We understand that certain key challenges continue to be present in the Code. We are of the view that the role of the insolvency court should not be extended to matters relating to business / rescue of the corporate debtor. Some of the recommendations relating to extending the role of the insolvency court may lead to delays in attaining the objective of the Code, i.e., rescuing the corporate debtor. For instance, to decide whether a supplier is supplying essential goods or services, the insolvency court will be required to be involved. We understand that this matter should be left to the better judgement of an insolvency professional and the CoC. In the event of contradictory views, the insolvency courts may be approached but not at the first instance itself.
The recommendation relating to classification of home buyers as financial creditors may not be the best solution to protect such home buyers, especially keeping in view that home buyers of under construction properties are already protected under other laws such as the newly enacted Real Estate (Regulation and Development) Act, 2016, which is already in effect in 27 Indian states and Union Territories and is evolving as the law which protects home buyers. The Code may provide additional protection to home buyers by ensuring that the resolution plan would provide either the capital paid by such home buyers together with financing costs, if any, are returned or completed homes are required to be delivered within a specified time.

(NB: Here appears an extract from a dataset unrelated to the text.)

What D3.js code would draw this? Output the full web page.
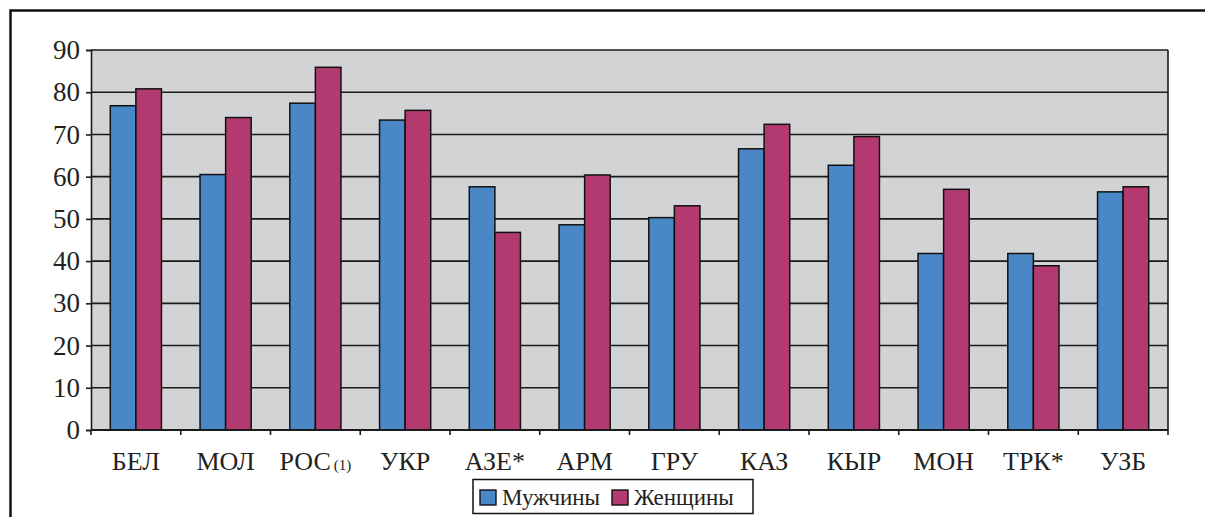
<!DOCTYPE html>
<html lang="ru">
<head>
<meta charset="UTF-8">
<title>Мужчины / Женщины</title>
<script src="https://d3js.org/d3.v7.min.js"></script>
<style>
    html, body { margin: 0; padding: 0; overflow: hidden; background: #fff; }
    svg { display: block; }
    svg text { font-family: "Liberation Serif", "Times New Roman", "DejaVu Serif", serif; fill: #231f20; }
</style>
</head>
<body>
<svg id="chart" width="1205" height="517"></svg>
<script>
const categories = ["БЕЛ", "МОЛ", "РОС", "УКР", "АЗЕ*", "АРМ", "ГРУ", "КАЗ", "КЫР", "МОН", "ТРК*", "УЗБ"];
const seriesNames = ["Мужчины", "Женщины"];
const men   = [76.8, 60.5, 77.4, 73.4, 57.6, 48.6, 50.3, 66.6, 62.7, 41.8, 41.8, 56.4];
const women = [80.8, 74.0, 85.9, 75.7, 46.8, 60.4, 53.1, 72.4, 69.5, 57.0, 38.9, 57.6];
const yTicks = [0, 10, 20, 30, 40, 50, 60, 70, 80, 90];

const colors = { "Мужчины": "#4a87c7", "Женщины": "#b33a71" };
const serif = "'Liberation Serif', 'Times New Roman', 'DejaVu Serif', serif";

const W = 1205, H = 517;
const plot = { left: 91, right: 1168, top: 50, bottom: 430 };

const svg = d3.select("#chart");

// outer frame: only its top and left edges fall inside the picture
svg.append("path")
    .attr("d", `M10.5,${H} V10.5 H${W}`)
    .attr("fill", "none").attr("stroke", "#111").attr("stroke-width", 2.5);

const x0 = d3.scaleBand().domain(categories).range([plot.left, plot.right]).padding(0);
const bw = x0.bandwidth();
const groupW = bw * 0.57;
const x1 = d3.scaleBand().domain(seriesNames).range([(bw - groupW) / 2, (bw + groupW) / 2]).padding(0);
const y = d3.scaleLinear().domain([0, 90]).range([plot.bottom, plot.top]);

// plot background
svg.append("rect")
    .attr("x", plot.left).attr("y", plot.top)
    .attr("width", plot.right - plot.left).attr("height", plot.bottom - plot.top)
    .attr("fill", "#d2d3d5");

// gridlines
svg.append("g")
    .selectAll("line")
    .data(yTicks.filter(d => d > 0))
    .join("line")
    .attr("x1", plot.left).attr("x2", plot.right)
    .attr("y1", d => y(d)).attr("y2", d => y(d))
    .attr("stroke", "#1a1a1a").attr("stroke-width", 1.6);

// right edge of plot area
svg.append("line")
    .attr("x1", plot.right).attr("x2", plot.right)
    .attr("y1", plot.top).attr("y2", plot.bottom)
    .attr("stroke", "#1a1a1a").attr("stroke-width", 1.6);

// bars
const rows = categories.map((c, i) => ({ cat: c, vals: [
    { key: "Мужчины", value: men[i] },
    { key: "Женщины", value: women[i] }
]}));

svg.append("g")
    .selectAll("g")
    .data(rows)
    .join("g")
    .attr("transform", d => `translate(${x0(d.cat)},0)`)
    .selectAll("rect")
    .data(d => d.vals)
    .join("rect")
    .attr("x", d => x1(d.key))
    .attr("y", d => y(d.value))
    .attr("width", x1.bandwidth())
    .attr("height", d => y(0) - y(d.value))
    .attr("fill", d => colors[d.key])
    .attr("stroke", "#111")
    .attr("stroke-width", 1.5);

// y axis
const yAxis = svg.append("g")
    .attr("transform", `translate(${plot.left},0)`)
    .call(d3.axisLeft(y).tickValues(yTicks).tickSize(5).tickPadding(6))
    .attr("font-family", serif);
yAxis.select(".domain").attr("stroke", "#1a1a1a").attr("stroke-width", 1.6);
yAxis.selectAll(".tick line").attr("stroke", "#1a1a1a").attr("stroke-width", 1.6);
yAxis.selectAll(".tick text")
    .attr("font-size", 27)
    .attr("fill", "#231f20");

// x axis: ticks at band boundaries
const xAxisG = svg.append("g").attr("font-family", serif);
xAxisG.append("line")
    .attr("x1", plot.left).attr("x2", plot.right)
    .attr("y1", plot.bottom).attr("y2", plot.bottom)
    .attr("stroke", "#1a1a1a").attr("stroke-width", 1.8);
const bounds = categories.map(c => x0(c)).concat([plot.right]);
xAxisG.selectAll("line.tk")
    .data(bounds)
    .join("line")
    .attr("class", "tk")
    .attr("x1", d => d).attr("x2", d => d)
    .attr("y1", plot.bottom).attr("y2", plot.bottom + 5)
    .attr("stroke", "#1a1a1a").attr("stroke-width", 1.6);

const labels = xAxisG.selectAll("text.lbl")
    .data(categories)
    .join("text")
    .attr("class", "lbl")
    .attr("x", d => x0(d) + bw / 2)
    .attr("y", 470)
    .attr("text-anchor", "middle")
    .attr("font-size", 26);
labels.append("tspan").text(d => d);
labels.filter(d => d === "РОС").append("tspan")
    .attr("font-size", 15)
    .attr("dx", 3)
    .text("(1)");

// legend
const legend = svg.append("g").attr("font-family", serif);
legend.append("rect")
    .attr("x", 473).attr("y", 479.5)
    .attr("width", 280).attr("height", 34)
    .attr("fill", "#fff").attr("stroke", "#111").attr("stroke-width", 1.5);
const legendX = [480, 612];
const items = legend.selectAll("g.item")
    .data(seriesNames)
    .join("g")
    .attr("class", "item")
    .attr("transform", (d, i) => `translate(${legendX[i]},490)`);
items.append("rect")
    .attr("width", 16).attr("height", 15)
    .attr("fill", d => colors[d])
    .attr("stroke", "#111").attr("stroke-width", 1.4);
items.append("text")
    .attr("x", 22).attr("y", 15)
    .attr("font-size", 23)
    .text(d => d);
</script>
</body>
</html>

As per the Report, home buyers will fall within the relevant entry in the liquidation waterfall under the Code. However, the Committee has not clarified the grade they will be placed at in the waterfall mechanism. In our view, in the event of liquidation, home buyers should be placed higher than the unsecured creditors and be given a priority status at par with secured creditors and workmen’s dues so that they can get their money back along with the financing cost incurred by them.
Taking a holistic view of the recommendations of the Committee, we understand that the Code will further evolve if some of the key changes are implemented within a short time frame. Further, as stated in the Report, this may not be the culmination of efforts on part of the Government but just an interim step to rectify some imminent challenges being faced under the Code. In the weeks to come, we will be witnessing the outcome of the rescue process of the twelve big assets which are undergoing the rescue process. The results of these processes together with new challenges which are emerging in the implementation of the Code, including cross-border insolvency situation, we expect FY 18-19 to be a defining moment as far as insolvency law and corporate insolvency resolution is concerned in India.